Dauphinoise potatoes make for a deliciously indulgent side dish, ideal if entertaining guests and wanting to impress, also the perfect accompaniment to steak or your Sunday roast.
Guaranteed you’ll already have most of the ingredients in your kitchen so why not give this easy yet extremely satisfying recipe a go?
Serves 4, Gluten Free, Vegetarian.
– 300ml Double Cream.
– 300ml Milk.
– 3 Garlic Cloves, crushed.
– 2 or 3 Large Potatoes, thinly sliced.
– 2 Sprig of Rosemary, optional.
– 100g Cheddar Cheese, grated.
1. Tip the cream, milk, garlic and 1 rosemary sprig (optional) into a large saucepan, bring to simmer.
2. Slice potatoes as thinly as possible, add them to the pan and simmer until just cooked.
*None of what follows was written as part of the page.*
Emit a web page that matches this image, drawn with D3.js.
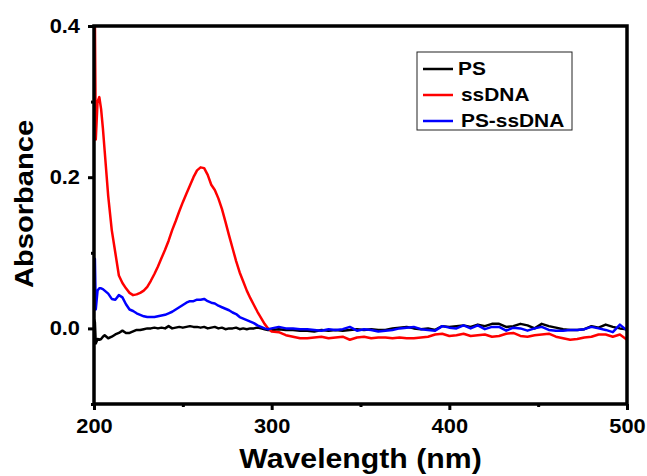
<!DOCTYPE html>
<html>
<head>
<meta charset="utf-8">
<script src="https://cdn.jsdelivr.net/npm/d3@7"></script>
<style>
  body { margin: 0; background: #fff; }
  text { font-family: "Liberation Sans", Arial, sans-serif; font-weight: bold; }
</style>
</head>
<body>
<script>
// wavelength grid (nm)
var wavelengths = [
  200, 200.5, 201, 202, 203, 204, 205,
  206, 208, 210, 212, 214, 216, 218, 220, 222, 224,
  226, 228, 230, 232, 234, 236, 238, 240, 242, 244,
  246, 248, 250, 252, 254, 256, 258, 260, 262, 264,
  266, 268, 270, 272, 274, 276, 278, 280, 282, 284,
  286, 288, 290, 292, 294, 296, 298, 300,
  304, 308, 312, 316, 320, 324, 328, 332, 336, 340,
  344, 348, 352, 356, 360, 364, 368, 372, 376, 380,
  384, 388, 392, 396, 400, 404, 408, 412, 416, 420,
  424, 428, 432, 436, 440, 444, 448, 452, 456, 460,
  464, 468, 472, 476, 480, 484, 488, 492, 496, 500
];

var ps = [
  0.012, 0.008, -0.02, -0.014, -0.015, -0.014, -0.011,
  -0.009, -0.013, -0.011, -0.008, -0.006, -0.003, -0.006, -0.006, -0.004, -0.002,
  -0.002, -0.001, 0.0, 0.0, 0.001, 0.0, 0.001, 0.0, 0.003, 0.0,
  0.001, 0.002, 0.001, 0.002, 0.003, 0.002, 0.002, 0.001, 0.002, 0.0,
  0.001, 0.002, 0.0, 0.001, -0.001, 0.0, 0.0, 0.001, -0.001, 0.0,
  -0.001, 0.0, 0.0, 0.001, 0.0, -0.001, -0.002, -0.002,
  -0.001, -0.002, -0.002, -0.003, -0.003, -0.004, -0.002, -0.003, -0.002, -0.003,
  -0.002, -0.001, -0.002, -0.001, -0.002, -0.002, 0.0, 0.001, 0.002, 0.0,
  -0.001, 0.0, -0.002, 0.003, 0.002, 0.003, 0.004, 0.002, 0.005, 0.003,
  0.006, 0.006, 0.002, 0.003, 0.006, 0.004, 0.0, 0.006, 0.003, 0.001,
  -0.001, -0.002, -0.002, -0.001, 0.003, 0.001, 0.005, 0.002, 0.0, -0.001
];

var ssdna = [
  0.41, 0.41, 0.25, 0.30, 0.306, 0.29, 0.265,
  0.235, 0.175, 0.13, 0.10, 0.07, 0.06, 0.053, 0.047, 0.044, 0.045,
  0.047, 0.050, 0.055, 0.063, 0.072, 0.082, 0.093, 0.104, 0.116, 0.130,
  0.142, 0.155, 0.167, 0.178, 0.189, 0.200, 0.209, 0.213, 0.212, 0.203,
  0.190, 0.183, 0.172, 0.158, 0.141, 0.123, 0.106, 0.089, 0.074, 0.062,
  0.050, 0.040, 0.031, 0.022, 0.014, 0.006, 0.000, -0.004,
  -0.005, -0.009, -0.011, -0.013, -0.013, -0.012, -0.011, -0.013, -0.012, -0.011,
  -0.015, -0.012, -0.011, -0.013, -0.012, -0.012, -0.013, -0.012, -0.013, -0.013,
  -0.012, -0.011, -0.008, -0.007, -0.010, -0.009, -0.007, -0.010, -0.009, -0.008,
  -0.011, -0.010, -0.007, -0.006, -0.010, -0.011, -0.009, -0.008, -0.007, -0.011,
  -0.013, -0.015, -0.014, -0.012, -0.011, -0.008, -0.008, -0.011, -0.008, -0.015
];

var psSsdna = [
  0.093, 0.092, 0.025, 0.05, 0.053, 0.053, 0.052,
  0.050, 0.046, 0.039, 0.038, 0.044, 0.041, 0.032, 0.025, 0.023, 0.020,
  0.018, 0.016, 0.015, 0.015, 0.015, 0.016, 0.017, 0.018, 0.020, 0.022,
  0.025, 0.028, 0.031, 0.034, 0.036, 0.036, 0.038, 0.038, 0.039, 0.036,
  0.034, 0.033, 0.030, 0.028, 0.026, 0.024, 0.021, 0.019, 0.015, 0.013,
  0.011, 0.009, 0.007, 0.004, 0.002, 0.0, -0.001, 0.0,
  0.002, 0.0, 0.0, -0.001, -0.001, -0.002, -0.003, -0.001, -0.002, -0.001,
  0.002, -0.003, -0.001, -0.002, -0.004, -0.003, -0.002, 0.0, 0.001, 0.002,
  -0.001, -0.002, -0.003, 0.003, 0.001, 0.0, 0.004, 0.0, 0.004, -0.001,
  0.002, 0.002, -0.003, 0.001, 0.0, -0.003, 0.0, 0.002, -0.002, -0.003,
  -0.003, -0.002, -0.002, -0.001, 0.002, 0.0, -0.002, -0.005, 0.005, -0.003
];

var seriesNames = ["PS", "ssDNA", "PS-ssDNA"];
var seriesColors = ["#000000", "#ff0000", "#0000ff"];
var xMajor = [200, 300, 400, 500];
var xMinor = [250, 350, 450];
var yMajor = [0.0, 0.2, 0.4];
var yMinor = [-0.1, 0.1, 0.3];

var width = 647, height = 476;
var plotLeft = 94, plotRight = 627, plotTop = 26, plotBottom = 404;

var svg = d3.select("body")
            .append("svg")
            .attr("width", width)
            .attr("height", height);

var x = d3.scaleLinear().domain([200, 500]).range([plotLeft, plotRight]);
var y = d3.scaleLinear().domain([-0.1, 0.4]).range([plotBottom, plotTop]);

svg.append("clipPath").attr("id", "plot")
   .append("rect")
   .attr("x", plotLeft).attr("y", plotTop)
   .attr("width", plotRight - plotLeft).attr("height", plotBottom - plotTop);

var line = d3.line()
    .x(function(d) { return x(d[0]); })
    .y(function(d) { return y(d[1]); });

[ps, ssdna, psSsdna].forEach(function(vals, i) {
    svg.append("path")
       .datum(wavelengths.map(function(w, j) { return [w, vals[j]]; }))
       .attr("d", line)
       .attr("fill", "none")
       .attr("stroke", seriesColors[i])
       .attr("stroke-width", 2.5)
       .attr("stroke-linejoin", "round")
       .attr("clip-path", "url(#plot)");
});

// axes
function styleAxis(g) {
    g.select(".domain").remove();
    g.selectAll("line").attr("stroke", "#000").attr("stroke-width", 3);
}

var xAxis = svg.append("g")
   .attr("transform", "translate(0," + plotBottom + ")")
   .call(d3.axisBottom(x).tickValues(xMajor).tickSize(6).tickPadding(9).tickFormat(d3.format("d")))
   .call(styleAxis);
xAxis.selectAll("text")
   .attr("font-size", "19.5px").attr("fill", "#000")
   .attr("transform", "scale(1.12,1)");

svg.append("g")
   .attr("transform", "translate(0," + plotBottom + ")")
   .call(d3.axisBottom(x).tickValues(xMinor).tickSize(3).tickFormat(""))
   .call(styleAxis);

var yAxis = svg.append("g")
   .attr("transform", "translate(" + plotLeft + ",0)")
   .call(d3.axisLeft(y).tickValues(yMajor).tickSize(6).tickPadding(6.5).tickFormat(d3.format(".1f")))
   .call(styleAxis);
yAxis.selectAll("text")
   .attr("font-size", "19.5px").attr("fill", "#000")
   .attr("transform", "scale(1.12,1)");

svg.append("g")
   .attr("transform", "translate(" + plotLeft + ",0)")
   .call(d3.axisLeft(y).tickValues(yMinor).tickSize(3).tickFormat(""))
   .call(styleAxis);

// frame
svg.append("rect")
   .attr("x", plotLeft).attr("y", plotTop)
   .attr("width", plotRight - plotLeft).attr("height", plotBottom - plotTop)
   .attr("fill", "none")
   .attr("stroke", "#000")
   .attr("stroke-width", 3.5);

// axis titles
svg.append("text")
   .text("Wavelength (nm)")
   .attr("text-anchor", "middle")
   .attr("font-size", "27px")
   .attr("transform", "translate(" + ((plotLeft + plotRight) / 2) + ",468) scale(1.12,1)");

svg.append("text")
   .text("Absorbance")
   .attr("text-anchor", "middle")
   .attr("font-size", "26px")
   .attr("transform", "translate(33,204) rotate(-90) scale(1.12,1)");

// legend
var legend = svg.append("g");
legend.append("rect")
   .attr("x", 417).attr("y", 52)
   .attr("width", 155).attr("height", 78)
   .attr("fill", "#fff")
   .attr("stroke", "#222")
   .attr("stroke-width", 1);

seriesNames.forEach(function(name, i) {
    var ly = 69 + i * 26;
    legend.append("line")
       .attr("x1", 423).attr("x2", 453)
       .attr("y1", ly).attr("y2", ly)
       .attr("stroke", seriesColors[i])
       .attr("stroke-width", 2.5);
    legend.append("text")
       .text(name)
       .attr("font-size", "18.5px")
       .attr("transform", "translate(" + (i === 0 ? 458 : 461) + "," + (ly + 5.5) + ") scale(1.13,1)");
});
</script>
</body>
</html>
3. Remove rosemary and discard. Using a slotted spoon if you have one, separate the potatoes from the cream and lay out in a wide ovenproof dish, pour over the garlic and rosemary infused cream.
4. Scatter over the cheese and sprigs of rosemary for decoration (optional).
5. Place in a preheated oven at 190C for 30 minutes or until potatoes are soft and cheese is golden.